Some manufacturers prefer to use the original maturation inside the traditional “casere”, which guarantees a good temperature and humidity. During seasoning, each shape is turned upside down many times, in order to avoid deposits of buttermilk.
Valtellina Casera has an ancient history, which is intertwined with the dairy tradition of the Alps in Lombardia. In particular, this important cheese is one of the protagonists of the diffusion of the social and shifting dairies of the Sixteenth century. In this period, the breeders started to meet inside the first cooperatives. Milk was transported every day to these cooperatives, where it was processed all together. During the centuries, this system grew, evolving and adapting to technology, until it started to dominate even the modern dairy scene.
Valtellina Casera took its name, in addition to the place of origin, from the ancient “casere”, particular locales in which cheeses where left to season.
How to enjoy it
Valtellina Casera is perfect to be consumed on its own and in many recipes. It can be enjoyed alone or with some rustic bread, as Pane di Altamura DOP or the typical rye bread of these lands.
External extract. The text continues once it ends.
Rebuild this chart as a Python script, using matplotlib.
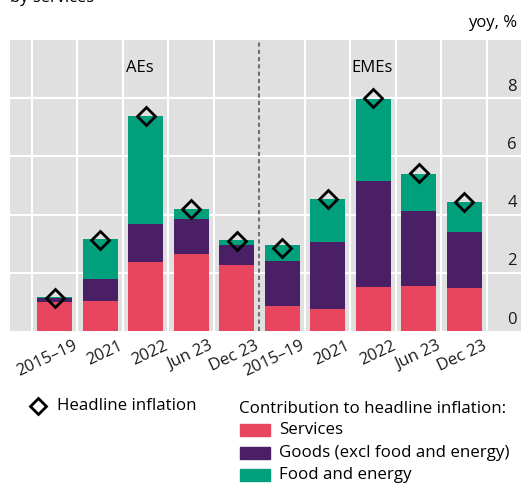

Inside the regional cooking of Lombardia, Valtellina Casera is often mentioned as an ingredient for many recipes. For example, we can find it in the “pizzoccheri” from Valtellina, some tagliatelle with buckwheat, or “sciatt” or “chiscioi”, a kind of pancake with a heart of melted Valtellina Casera. Alternatively, it can be used in a good risotto, maybe adding some grated Parmigiano Reggiano DOP.
Valtellina Casera goes best with full red wines , with fruity notes. Among the local products, it goes particularly well with Sforzato di Valtellina or “Sfursat” DOCG, and also Rosso di Valtellina DOC, both made from Nebbiolo grapes.